Als ich in Moabit bin, wird eine Sendung von Alt-Moa in die Wrangelstraße ausgerufen. Eine schöne Tour von etwa acht Kilometern. Ich rufe „Zwosiebm“ ins Funkgerät. Der Auftrag ist mein. Kurz vorm ‚Potse-Platz’ kommt Kemperplatz in die Pfuelstraße. Die Tour passt genau in meine erste. Es läuft. Die Schneeflocken schweben malerisch auf mich herab. Der Verkehr macht, was ich will und dass ich schon seit heute morgen nasse Füße habe, stört mich nicht mehr.

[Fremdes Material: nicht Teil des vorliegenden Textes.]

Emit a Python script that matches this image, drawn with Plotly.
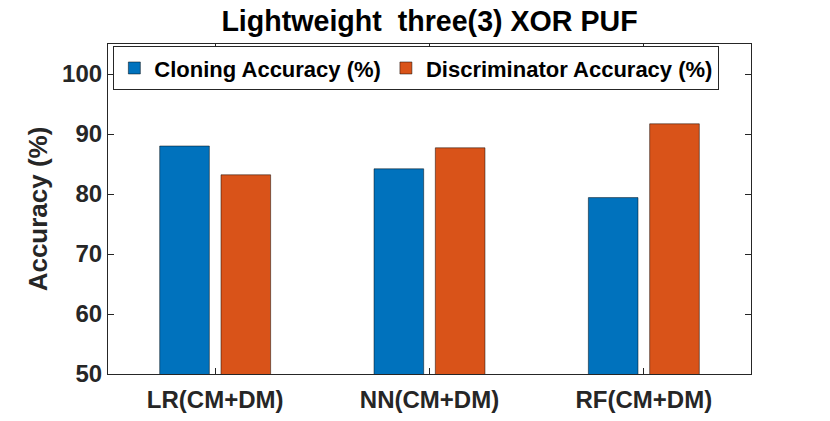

Lächelnd hole ich die Sendung bei Sony ab. Der Pförtner schaut verdattert. Wahrscheinlich fragt er sich, wie jemand mit dem Job bei dem Wetter gut gelaunt sein kann.

Wieder auf dem Rad geht drei Meter vor mir plötzlich eine Autotür auf. Ich fahre einen Schlenker ohne zu gucken, ob ein Auto neben mir fährt. Wäre ich wenige Sekunden früher dran gewesen, hätte ich mir mit etwas Glück vielleicht nur die Schulter gebrochen. Zum ersten Mal wird mir klar, wie schnell mein kleines Leben buchstäblich an einer Autotür hängen kann. Ich halte an. Der Autofahrer nimmt mich immer noch nicht wahr. Als ich ihn anspreche, murmelt er ein „Entschuldigung, hab Sie nicht gesehen“. Ich setze mich auf mein Rad und fahre langsam weiter.

Nach einer Woche Tauwetter kaufe ich mir eine Regenhose, eine Regenjacke und Neoprenüberschuhe. Die Füße werden damit zwar trotzdem nass, bleiben aber wenigstens warm. Mit den richtigen Klamotten macht das Spiel auf Berlins Straßen wieder Spaß. Je schlechter das Wetter, desto weniger Kuriere, desto mehr Aufträge pro Kopf und desto mächtiger der Gegner namens Zeit. Aktenordner müssen zum Steuerberater, Blutreserven ins Krankenhaus, Architektenpläne in Rathäuser, Kündigungen in Mietskasernen, Blumensträuße und Weinflaschen in Bürohäuser, Filme zur Berlinale und täglich drei Schachteln rote Gauloises vom Zeitungsladen gegenüber in die Friedrichstraße.

Wenn genug Aufträge da sind, spielen alle Kuriere in einer Mannschaft. Man denkt für andere mit – besonders für ‚Rookies’ wie mich: „Die Sendung kann Zwo-Sieben noch mitnehmen. Liegt doch auf ihrem Weg.“ – „Gut aufgepasst! Zwo-Sieben, steckst du die mit ein?“ Bei schlechter Auftragslage oder zu vielen Kurieren auf der Straße wird jeder zum Einzelkämpfer mit unterschiedlicher Fairness. Manche melden sich frei bevor sie ihren Auftrag erledigt haben, um früher auf die Warteliste für die nächste Tour zu kommen. Andere treffen sich zum Quatschen am Olivaer Platz oder Gendarmenmarkt.

Bevor der Frühling richtig losgeht, verabschiede ich mich über Funk – und aus Berlin. Ein Studienplatz ruft mich in den Süden Deutschlands. Es ist nicht der richtige Zeitpunkt aufzuhören. Doch den richtigen Zeitpunkt gibt es nicht. Und beim Kurierfahren erst recht nicht. Ein paar trägt ihre Kurierleidenschaft bis Mitte fünfzig. Ein paar wechseln in die Zentrale. Ich könnte mich an dieses Leben gewöhnen. Aber ich bin noch zu jung, um hängen zu bleiben – nicht nur an einer Autotür.